Directed with verve by Fernando Mendez--one of the more
gifted craftsmen from producer
Abel Salazar's vault of talent--El Vampiro
ultimately would be hailed as Mexico's classic horror film. Christopher
Lee credits Robles' Count Lavud with being the inspiration behind his
version in Hammer's 1958, Horror of Dracula.
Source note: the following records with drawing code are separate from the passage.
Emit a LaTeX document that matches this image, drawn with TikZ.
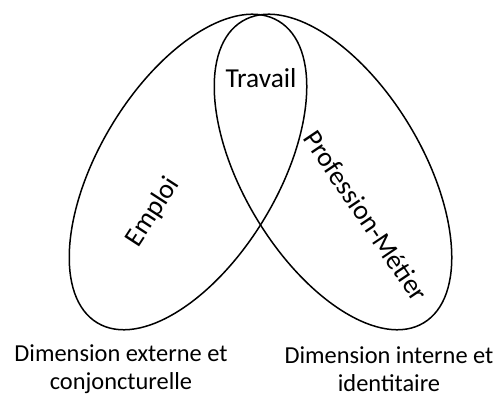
\documentclass[tikz,border=0pt]{standalone}
\usepackage{fontspec}
\setmainfont{Carlito}
\usepackage{tikz}
\tikzstyle{ring} = [draw=black, line width=0.75pt]
\tikzstyle{lbl} = [font=\fontsize{13.7}{16}\selectfont, inner sep=0pt]
\tikzstyle{dim} = [align=center, font=\fontsize{12.2}{14}\selectfont, inner sep=0pt]
\begin{document}
\begin{tikzpicture}[x=0.5pt, y=0.5pt]
	\useasboundingbox (0,0) rectangle (497,396);
	
	\draw [ring, rotate around={59:(188,224)}] (188,224) ellipse [x radius=176, y radius=89.5];
	\draw [ring, rotate around={-59:(333,224)}] (333,224) ellipse [x radius=176, y radius=89.5];
	
	\node (travail) [lbl] at (261,318) {Travail};
	\node (emploi) [lbl, rotate=57] at (153,184) {Emploi};
	\node (metier) [lbl, rotate=-56] at (366,180) {Profession-Métier};
	
	\node (ext) [dim] at (121,27) {Dimension externe et\\conjoncturelle};
	\node (int) [dim] at (389,27) {Dimension interne et\\identitaire};
	
\end{tikzpicture}
\end{document}
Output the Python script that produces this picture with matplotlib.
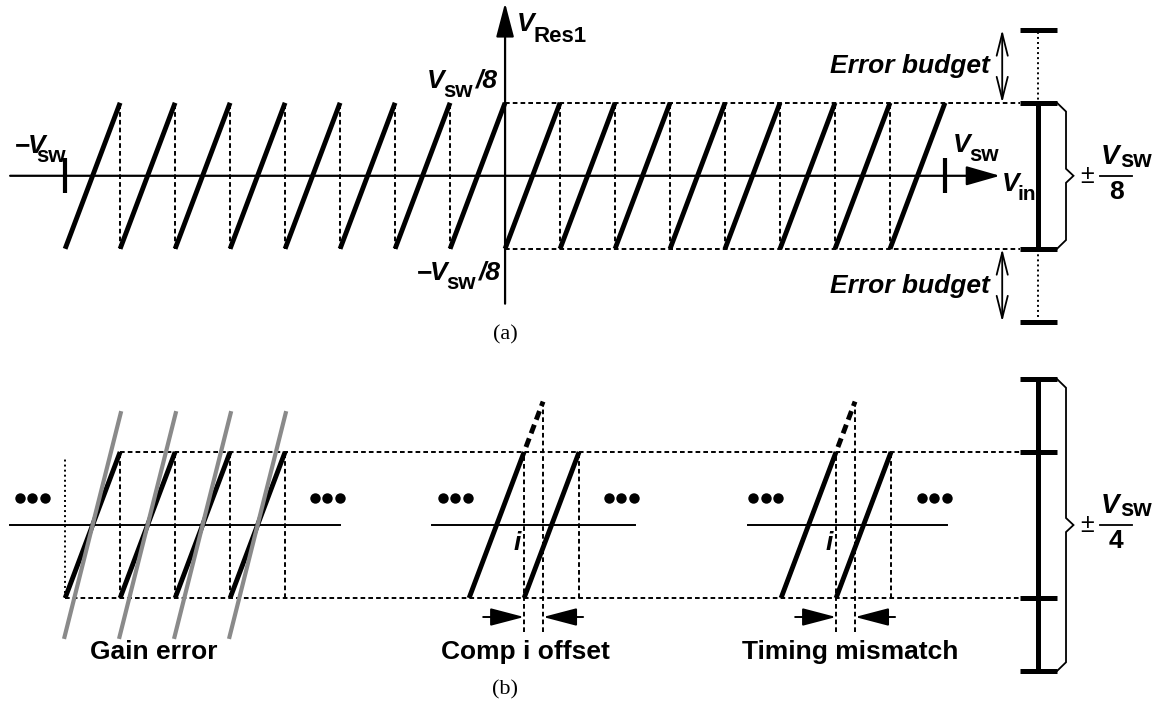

Riding high on the success of the original, Salazar quickly produced El
Ataud del Vampiro (The Vampire's Coffin) that same year. Also starring
Robles and Welter, it transported the Count from his eerie hacienda to a
less moody urban environment. Just one of the reasons co-star Welter
believes the sequel to be a less compelling film. The Vampire's Coffin
was German's final vampire film and, aside from a brief role in The
Brainiac, his last project for Salazar.
In 1959 German starred in an episodic television horror soap opera,
Nostradamus. The 24 episode series was subsequently cut into four
feature films and released in the early 1960's:
La Maldicion de
Nostradamus
(The Curse of Nostradamus)
Nostradamus y el Destructor de
Monstruos
(The Monster Demolisher)
Nostradamus el Genio de las Tinieblas
(The Genie of Darkness)
Sangre de Nostradamus
(Blood of Nostradamus).
By the mid-1960's, German had moved away from the horror genre and into
more mainstream film and stage dramas.